Chandler was a gifted writer, probably the most lyrical of the major crime writers. He was more influenced by Fitzgerald than by Hemingway (and, as I noted, took some cheap shots at Fitzgerald in The Long Goodbye). He often wrote truly beautiful scenes and descriptions.
But two things bother me about Chandler. First, as is pretty generally recognized, his plots are rambling at best and incoherent at worst. I quote, for example, Howard Hawks, who directed the movie version of The Big Sleep, as saying he never did understand what was going on the in book and finally decided it didn’t matter. And there’s the famous story of Hawks (and William Faulkner, one of the screenwriters) sending Chandler a telegram asking who killed the chauffeur and he wired back: “No idea.”
You can read Chandler for the writing, for the mood, for the portrait of Los Angeles, but you’ll have a problem if you’re looking for a plot that makes much sense. The other problem is that he was amazingly racist and homophobic, and was pretty nasty toward women, too.

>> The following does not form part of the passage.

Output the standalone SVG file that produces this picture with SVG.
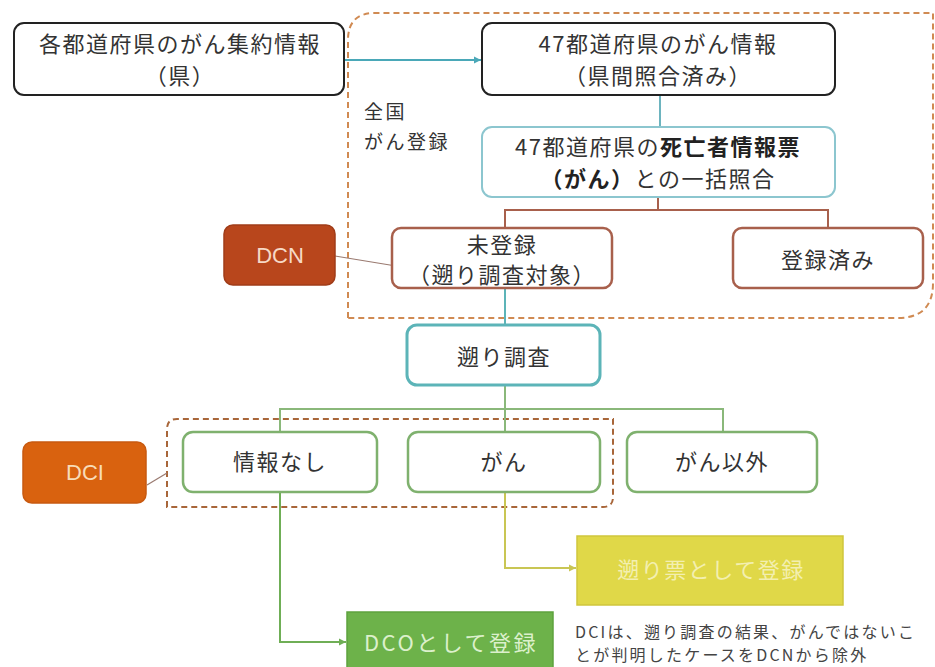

I cite many examples, such as the opening scene in Farewell, My Lovely, when he ridicules various black people, including the young man he repeatedly calls “it” rather than “him.”
His defenders say, “Oh, that just reflects the times,” but I don’t think that’s good enough. You can find touches of racism and homophobia in Hemingway and Fitzgerald, but they don’t beat up on blacks and gays, and mop the floor with them, and laugh at them. Chandler was an intelligent man but also a rather nasty man at times, and the nastiness made it hard for me to enjoy his books when I went back and reread them. But was he a good writer? Sure. Was he historically important? Sure. Did he have a big influence on later writers? Sure. But he needed a good editor.